Love God. Live the Eucharist.

Browsing Blog

August 8, 2021: Questions

 

As you students are getting ready for school, I have a true story for you.  A Nobel Prize winner was asked how he became a scientist. He said that every day after school, his mother would ask him not what he learned but whether he asked a good question that day. That, he said, was what led him to become a scientist.

 

Isn’t that cool?   Questions are important.  Just hang out with a 4 year old and you’ll discover a curiosity  . . . . with continuous “Why?  Why?  Why?  Some questions are harder to answer, such as . . . 

 

Why do we sing “Take me out to the ballgame,” when we’re already there?

If you jog backwards, will you gain weight? 

Do fish get thirsty?

 

Why is the time of day with the slowest traffic called rush hour? 

If swimming is good for your shape, then why do whales look the way they do? 

Why is lemon juice made with artificial flavor, and dishwashing liquid made with real lemons? 

 

Why is the word abbreviated such a long word?

Why is it that rain drops but snow falls?

Why isn’t there mouse-flavored cat food?

 

There are some questions that simply can’t be answered.  Did you know that in the four gospels Jesus was asked 183 questions directly or indirectly?  And he only answers 3 of them straightforwardly?   The others he either ignores, keeps silent about, asks them a question in return, changes the subject, tells a story or uses a prop to make his point. Nothing wrong with that.  

 

And yet Jesus himself asked 307 questions, which would seem to set a pattern to copy.  I say to you kids and teenagers, if you want to become more likeable . . . ask people questions.  If you are meeting a person for the first time, ask them simply questions.  

 

The trouble with most of us today is that we have lost the art of conversation.  Instead we spout off facts we’ve encountered.  Or we get into arguing about dumb things, that we can’t control anyway.  As the writer of the second reading says, “All bitterness, fury, anger, shouting and reviling must be removed from you from, along with all malice.  I say simply, when there is someone who you don’t agree with, “Don’t be furious; be curious.” 

 

For when it comes down to it, we don’t have too many answers ourselves anyway.  
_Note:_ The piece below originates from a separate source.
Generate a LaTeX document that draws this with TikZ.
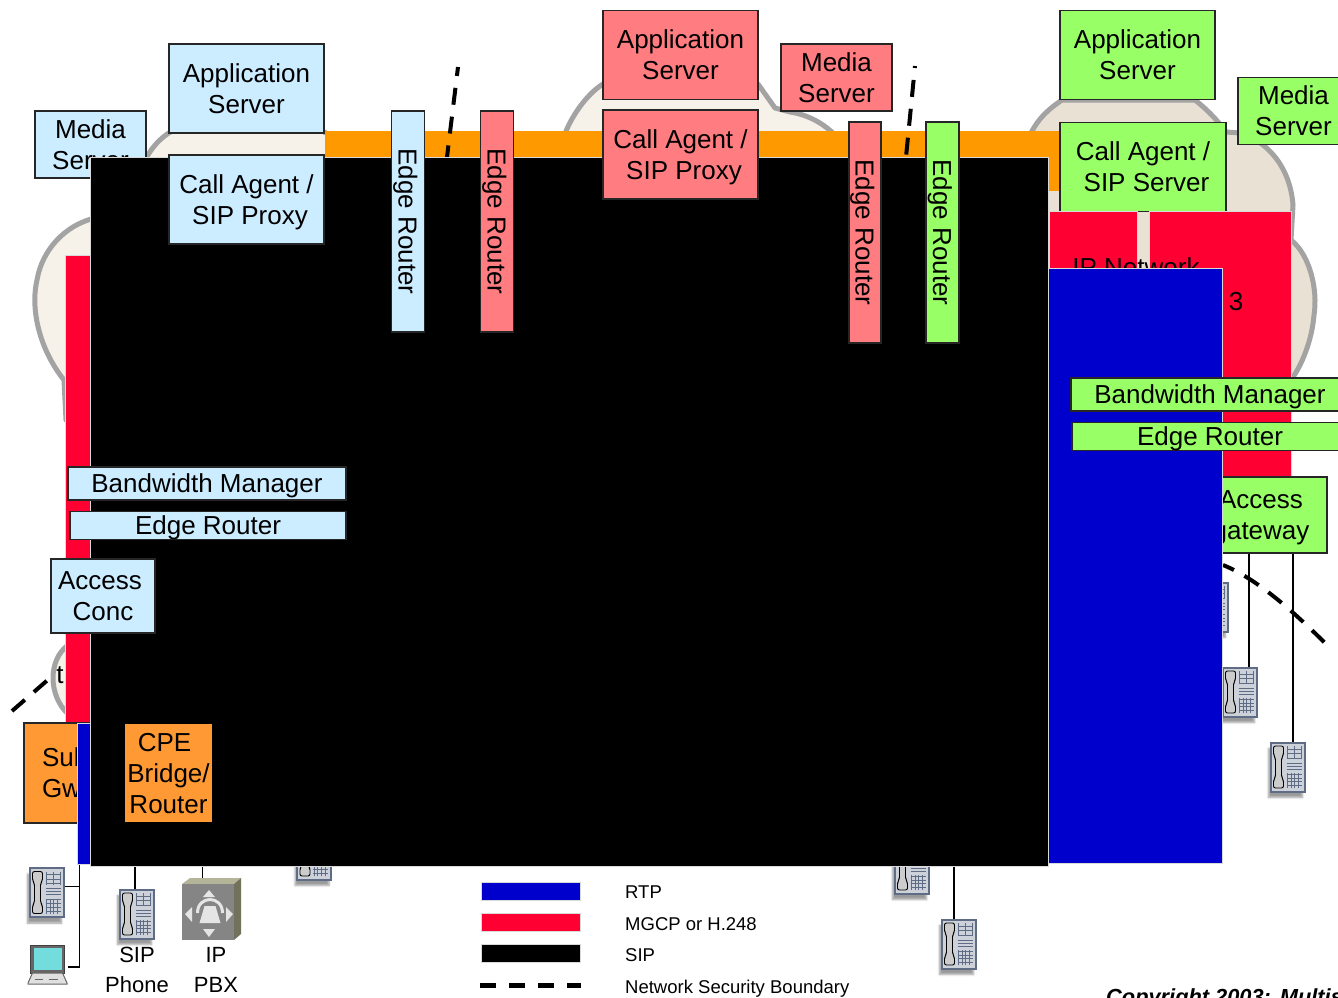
\documentclass[tikz,border=0pt]{standalone}
\usepackage{fontspec}
\setmainfont{Liberation Sans}
\usepackage{tikz}
\usetikzlibrary{calc,backgrounds,shadows.blur}
\definecolor{hwblue}{HTML}{CCECFF}
\definecolor{hwpink}{HTML}{FF7C80}
\definecolor{hwgreen}{HTML}{99FF66}
\definecolor{hworange}{HTML}{FF9933}
\definecolor{barorange}{HTML}{FF9900}
\definecolor{mgcpred}{HTML}{FF0033}
\definecolor{rtpblue}{HTML}{0000CC}
\definecolor{cloudpale}{HTML}{F6F1E9}
\definecolor{cloudfill}{HTML}{E9E2D4}
\definecolor{cloudline}{HTML}{A3A3A3}
\definecolor{phoneedge}{HTML}{5F6C86}
\definecolor{phonebody}{HTML}{CDD1DA}
\definecolor{pbxface}{HTML}{858585}
\definecolor{pbxtop}{HTML}{B4B498}
\definecolor{pbxside}{HTML}{72725C}
\begin{document}
\begin{tikzpicture}[
   x=1pt,y=-1pt,
   hwbox/.style={rectangle,draw=black!85,line width=1.7pt,inner sep=0pt,align=center,text depth=0pt,
     font=\fontsize{26}{31}\selectfont},
   bluebox/.style={hwbox,fill=hwblue},
   pinkbox/.style={hwbox,fill=hwpink},
   greenbox/.style={hwbox,fill=hwgreen},
   orangebox/.style={hwbox,fill=hworange},
   proto/.style={rectangle,draw=white!85!black,line width=0.8pt,inner sep=0pt},
   cloud/.style={draw=cloudline,line width=5pt,fill=cloudpale,line join=round},
   boundary/.style={black,line width=4pt,dash pattern=on 17pt off 12pt},
   wire/.style={black,line width=1.7pt},
   lbl/.style={inner sep=0pt,align=center,font=\fontsize{26}{31}\selectfont},
   termlbl/.style={inner sep=0pt,align=center,font=\fontsize{22}{30}\selectfont},
   legendtxt/.style={inner sep=0pt,anchor=west,text depth=0pt,font=\fontsize{18.5}{22}\selectfont},
   deskphone/.style={rectangle,draw=phoneedge,line width=2pt,fill=phonebody,inner sep=0pt,
     minimum width=34pt,minimum height=49pt,
     blur shadow={shadow xshift=-2pt,shadow yshift=-6pt,shadow blur steps=5},
     path picture={
       \begin{scope}[shift={(path picture bounding box.center)}]
         \draw[black,fill=white!80!black,line width=0.9pt,rounded corners=2pt]
            (-14,-21) -- (-4,-21) -- (-4,-12) -- (-6,-9) -- (-6,10) -- (-4,13) -- (-4,21) -- (-14,21)
            -- (-14,13) -- (-12,10) -- (-12,-9) -- (-14,-12) -- cycle;
         \draw[phoneedge,fill=white,line width=0.9pt,xstep=7pt,ystep=4.5pt] (0,-21) grid (14,-8);
         \draw[phoneedge,line width=0.9pt] (-1,-4) -- (14,-4) (-1,-1) -- (14,-1) (-1,2) -- (14,2);
         \draw[phoneedge,fill=white,line width=0.9pt,xstep=3.7pt,ystep=3.7pt] (-1,6) grid (14,21);
       \end{scope}}},
   laptopbox/.style={rectangle,inner sep=0pt,minimum width=40pt,minimum height=40pt,
     path picture={
       \begin{scope}[shift={(path picture bounding box.center)}]
         \draw[black!75,fill=black!60,line width=1pt] (-17,-20) rectangle (17,8);
         \fill[teal!50!cyan!55] (-14,-17) rectangle (14,5);
         \draw[black!60,fill=black!12,line width=1pt] (-15,8) -- (15,8) -- (20,19) -- (-20,19) -- cycle;
         \draw[black!60,line width=1pt] (-13,14) -- (-5,14) (1,14) -- (10,14);
       \end{scope}}},
   pbxbox/.style={rectangle,inner sep=0pt,minimum width=59pt,minimum height=62pt,
     path picture={
       \begin{scope}[shift={(path picture bounding box.center)}]
         \fill[pbxtop] (-29.5,-25) -- (-21.5,-31) -- (29.5,-31) -- (22.5,-25) -- cycle;
         \fill[pbxside] (22.5,-25) -- (29.5,-31) -- (29.5,25) -- (22.5,31) -- cycle;
         \fill[pbxface] (-29.5,-25) rectangle (22.5,31);
         \fill[black!10] (-2.5,-19) -- (3.5,-12) -- (-8.5,-12) -- cycle;
         \fill[black!10] (-2.5,28) -- (3.5,20) -- (-8.5,20) -- cycle;
         \fill[black!10] (-26.5,5) -- (-19.5,-2) -- (-19.5,13) -- cycle;
         \fill[black!10] (21.5,5) -- (14.5,-2) -- (14.5,13) -- cycle;
         \draw[black!10,line width=3pt] (-14,4) .. controls (-14,-14) and (11,-14) .. (11,4);
         \fill[black!10] (-7,-3) -- (4,-3) -- (9,14) -- (-12,14) -- cycle;
       \end{scope}}}]
  \useasboundingbox (0,0) rectangle (1338,997);
  \clip (0,0) rectangle (1338,997);
  % clouds behind the networks
  \draw[cloud] (66,420) -- (64,380) .. controls (40,350) and (30,310) .. (37,280)
     .. controls (42,250) and (65,225) .. (95,218) -- (140,170)
     .. controls (150,148) and (160,138) .. (172,131) -- (322,131) -- (340,140) -- (340,440) -- cycle;
  \draw[cloud] (566,131) .. controls (575,110) and (590,92) .. (603,84) -- (758,84) -- (775,108)
     -- (790,112) .. controls (810,115) and (825,125) .. (835,135) -- (835,170) -- (566,170) -- cycle;
  \draw[cloud,fill=cloudfill] (1030,135) .. controls (1038,118) and (1050,108) .. (1062,100) -- (1195,100)
     .. controls (1205,108) and (1215,117) .. (1226,132) -- (1240,133)
     .. controls (1265,140) and (1290,165) .. (1293,205) -- (1291,240)
     .. controls (1310,255) and (1318,290) .. (1314,315)
     .. controls (1312,340) and (1302,365) .. (1291,380) -- (1100,380) -- (1100,300) -- (1040,300) -- cycle;
  \draw[cloud] (68,645) .. controls (48,660) and (48,695) .. (68,714) -- (82,714) -- (82,645) -- cycle;
  \node[lbl] (acctxt) at (60,675) {t};
  % backbone bar
  \node[rectangle,fill=barorange,inner sep=0pt,minimum width=734pt,minimum height=26pt] (backbone) at (692,144) {};
  \node[rectangle,fill=barorange,inner sep=0pt,minimum width=11pt,minimum height=60pt] (backdrop) at (1054,161) {};
  % security boundaries
  \draw[boundary,dash phase=8pt] (458,67) -- (447,157);
  \draw[boundary,dash phase=15pt] (915,66) -- (906,157);
  \draw[boundary] (12,711) -- (50,678);
  \draw[boundary,dash phase=5pt] (1223,565) .. controls (1255,578) and (1290,608) .. (1326,644);
  % left network
  \node[bluebox,minimum width=111pt,minimum height=67pt] (mediaa) at (90.5,144.5) {Media\\Server};
  \node[proto,fill=mgcpred,minimum width=25pt,minimum height=467pt] (mgcpa) at (77.5,489) {};
  \node[orangebox,minimum width=111pt,minimum height=100pt,text width=75pt,align=left,text depth=] (subgw) at (79.5,773) {Sub\\Gw};
  \node[proto,fill=rtpblue,minimum width=13pt,minimum height=141pt] (rtpa) at (83.5,793.5) {};
  % terminals
  \node[deskphone] (pha) at (46.5,892.5) {};
  \node[laptopbox] (laptop) at (47.5,965) {};
  \node[deskphone] (phb) at (136.5,914) {};
  \node[pbxbox] (pbx) at (211.5,909) {};
  \node[deskphone] (phc) at (314,855) {};
  \node[deskphone] (phd) at (911.5,869) {};
  \node[deskphone] (phe) at (958.5,944) {};
  % the large block
  \node[proto,fill=black,minimum width=958pt,minimum height=709pt] (sipblock) at (569,511.5) {};
  % right network
  \node[greenbox,minimum width=166pt,minimum height=89pt] (casrv) at (1143,167) {Call Agent /\\\hspace*{7pt}SIP Server};
  \node[proto,fill=mgcpred,minimum width=142pt,minimum height=267pt] (mgcpc) at (1220,344.5) {};
  \node[proto,fill=mgcpred,minimum width=88pt,minimum height=100pt] (mgcpd) at (1093,261) {};
  \node[lbl] (ipnet) at (1136,267) {IP Network};
  \node[lbl] (ipnum) at (1236,301.5) {3};
  \node[greenbox,minimum width=132pt,minimum height=76pt,text depth=-5pt] (agw) at (1261,515) {Access\\gateway};
  \node[deskphone] (phf) at (1210.5,607) {};
  \node[deskphone] (phg) at (1239.5,692) {};
  \node[deskphone] (phh) at (1287.5,767) {};
  \node[proto,fill=rtpblue,minimum width=174pt,minimum height=595pt] (rtpb) at (1135.5,566) {};
  \node[greenbox,minimum width=155pt,minimum height=89pt,text depth=-4pt] (appc) at (1137.5,55) {Application\\Server};
  \node[greenbox,minimum width=111pt,minimum height=67pt] (mediac) at (1293.5,111) {Media\\Server};
  \node[greenbox,minimum width=278pt,minimum height=33pt] (bwmc) at (1210,394.5) {Bandwidth Manager};
  \node[greenbox,minimum width=276pt,minimum height=28pt] (edgec) at (1210,436.5) {Edge Router};
  % left boxes on top
  \node[bluebox,minimum width=155pt,minimum height=89pt] (appa) at (246.5,88.5) {Application\\Server};
  \node[bluebox,minimum width=155pt,minimum height=89pt] (caa) at (246.5,199.5) {Call Agent /\\\hspace*{7pt}SIP Proxy};
  \node[bluebox,minimum width=278pt,minimum height=33pt] (bwma) at (207,483.5) {Bandwidth Manager};
  \node[bluebox,minimum width=276pt,minimum height=28pt] (edgea) at (208,525.5) {Edge Router};
  \node[bluebox,minimum width=104pt,minimum height=74pt,text depth=-4pt] (acca) at (103,596) {Access\hspace*{6pt}\\Conc};
  \node[hwbox,fill=hworange,draw=none,minimum width=87pt,minimum height=98pt,text depth=-3pt] (cpe) at (168.5,773) {CPE\hspace*{8pt}\\Bridge/\hspace*{6pt}\\Router};
  \node[bluebox,rotate=-90,minimum width=221pt,minimum height=33pt] (edgeb) at (408,221.5) {Edge Router};
  % middle network
  \node[pinkbox,rotate=-90,minimum width=221pt,minimum height=33pt] (edged) at (497,221.5) {Edge Router};
  \node[pinkbox,minimum width=155pt,minimum height=89pt,text depth=-4pt] (appb) at (680.5,55) {Application\\Server};
  \node[pinkbox,minimum width=155pt,minimum height=89pt,text depth=-8pt] (cab) at (680.5,154.5) {Call Agent /\\\hspace*{7pt}SIP Proxy};
  \node[pinkbox,minimum width=111pt,minimum height=67pt] (mediab) at (836.5,77.5) {Media\\Server};
  \node[pinkbox,rotate=-90,minimum width=221pt,minimum height=32pt] (edgee) at (865,232.5) {Edge Router};
  \node[greenbox,rotate=-90,minimum width=221pt,minimum height=33pt] (edgef) at (942.5,232.5) {Edge Router};
  % terminal labels
  \node[termlbl] (sipl) at (137,970) {SIP\\Phone};
  \node[termlbl] (pbxl) at (216,970) {IP\\PBX};
  % legend
  \node[proto,fill=rtpblue,minimum width=99pt,minimum height=18pt] (keyrtp) at (530.5,891) {};
  \node[proto,fill=mgcpred,minimum width=99pt,minimum height=18pt] (keymgcp) at (530.5,922) {};
  \node[proto,fill=black,minimum width=99pt,minimum height=18pt] (keysip) at (530.5,953.5) {};
  \draw[black,line width=5pt,dash pattern=on 16pt off 13pt] (480,985) -- (581,985);
  \node[legendtxt] (txtrtp) at (625,892) {RTP};
  \node[legendtxt] (txtmgcp) at (625,924) {MGCP or H.248};
  \node[legendtxt] (txtsip) at (625,955) {SIP};
  \node[legendtxt] (txtsec) at (625,987) {Network Security Boundary};
  \node[inner sep=0pt,anchor=base west,font=\fontsize{21.8}{26}\selectfont\bfseries\itshape] (copyr) at (1106,1004) {Copyright 2003:\hspace{9pt}Multis};
  % wires to the terminals
  \begin{scope}[on background layer]
    \draw[wire] (subgw.south) |- ([yshift=-2pt]laptop.east);
    \draw[wire] ([yshift=6pt]pha.east) -- ([yshift=6pt]pha.east -| subgw.south);
    \draw[wire] ([xshift=-1.5pt]phb.north) -- ([xshift=-1.5pt]phb.north |- cpe.south);
    \draw[wire] ([xshift=-9pt]pbx.north) -- ([xshift=-9pt]pbx.north |- cpe.south);
    \draw[wire] ([xshift=-4.5pt]phe.north) -- ([xshift=-4.5pt]phe.north |- sipblock.south);
    \draw[wire] ([xshift=9.5pt]phg.north) -- ([xshift=9.5pt]phg.north |- agw.south);
    \draw[wire] ([xshift=5.5pt]phh.north) -- ([xshift=5.5pt]phh.north |- agw.south);
  \end{scope}
\end{tikzpicture}
\end{document}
The place for our questions is with God.   

Faith is not so much about knowing but seeking. 

Faith is less about facts to believe and more about trusting. 

The opposite of faith is not doubt, the opposite of faith is certainty.  

 

That’s why we come to receive Eucharist, not to have our questions answered but to be OK with mystery . . . such as the many mysteries we have in faith: 

Mary, a virgin giving birth.

In giving that we receive. 

In dying that we gain life.

 

Or like we heard it he gospel  . . . 

Jesus who came down from heaven, but had a mother and a father. 

or when we eat the presence of God, we will not die.  

You see, life is a mystery in so many ways.  And we will always have questions, or things that seem to be contradictions in our lives . . . and it’s OK. 

 

The famous Austrian poet Rainer Maria Rilke (who lived in the late 1800’s) once wrote, 

“Don’t search for the answers, which could not be given to you now, because you would not be able to live them.   The point is to live everything. Live the questions now.  Perhaps then, someday far in the future, you will gradually, without even noticing it, live your way into the answer.”